** begin **

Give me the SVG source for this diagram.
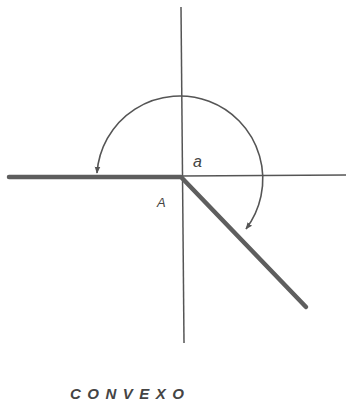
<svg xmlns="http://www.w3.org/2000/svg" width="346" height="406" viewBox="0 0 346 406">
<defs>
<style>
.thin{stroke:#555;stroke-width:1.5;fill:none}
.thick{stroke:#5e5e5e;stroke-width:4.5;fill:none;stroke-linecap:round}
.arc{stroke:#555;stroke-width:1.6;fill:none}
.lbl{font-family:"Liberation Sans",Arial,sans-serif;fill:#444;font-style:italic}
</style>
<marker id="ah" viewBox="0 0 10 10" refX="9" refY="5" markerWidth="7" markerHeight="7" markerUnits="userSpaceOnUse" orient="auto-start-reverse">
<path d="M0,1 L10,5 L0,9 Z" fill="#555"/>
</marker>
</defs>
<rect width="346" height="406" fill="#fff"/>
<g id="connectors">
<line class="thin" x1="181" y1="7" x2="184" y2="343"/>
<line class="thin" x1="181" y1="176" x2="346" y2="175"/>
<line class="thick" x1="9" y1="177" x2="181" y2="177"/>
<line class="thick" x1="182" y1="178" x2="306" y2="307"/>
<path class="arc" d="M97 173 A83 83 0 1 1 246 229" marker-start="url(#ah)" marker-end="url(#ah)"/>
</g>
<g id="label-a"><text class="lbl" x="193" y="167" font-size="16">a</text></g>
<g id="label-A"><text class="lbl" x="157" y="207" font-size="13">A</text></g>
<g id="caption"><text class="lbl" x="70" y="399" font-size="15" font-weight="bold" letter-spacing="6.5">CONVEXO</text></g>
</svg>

** end **

*WHAT TO DO:*
Return the listing above unchanged, apart from dropping its pictures.

*OUTPUT FOR THIS EXERCISE:*
Give me the SVG source for this diagram.
<svg xmlns="http://www.w3.org/2000/svg" width="346" height="406" viewBox="0 0 346 406">
<defs>
<style>
.thin{stroke:#555;stroke-width:1.5;fill:none}
.thick{stroke:#5e5e5e;stroke-width:4.5;fill:none;stroke-linecap:round}
.arc{stroke:#555;stroke-width:1.6;fill:none}
.lbl{font-family:"Liberation Sans",Arial,sans-serif;fill:#444;font-style:italic}
</style>
<marker id="ah" viewBox="0 0 10 10" refX="9" refY="5" markerWidth="7" markerHeight="7" markerUnits="userSpaceOnUse" orient="auto-start-reverse">
<path d="M0,1 L10,5 L0,9 Z" fill="#555"/>
</marker>
</defs>
<rect width="346" height="406" fill="#fff"/>
<g id="connectors">
<line class="thin" x1="181" y1="7" x2="184" y2="343"/>
<line class="thin" x1="181" y1="176" x2="346" y2="175"/>
<line class="thick" x1="9" y1="177" x2="181" y2="177"/>
<line class="thick" x1="182" y1="178" x2="306" y2="307"/>
<path class="arc" d="M97 173 A83 83 0 1 1 246 229" marker-start="url(#ah)" marker-end="url(#ah)"/>
</g>
<g id="label-a"><text class="lbl" x="193" y="167" font-size="16">a</text></g>
<g id="label-A"><text class="lbl" x="157" y="207" font-size="13">A</text></g>
<g id="caption"><text class="lbl" x="70" y="399" font-size="15" font-weight="bold" letter-spacing="6.5">CONVEXO</text></g>
</svg>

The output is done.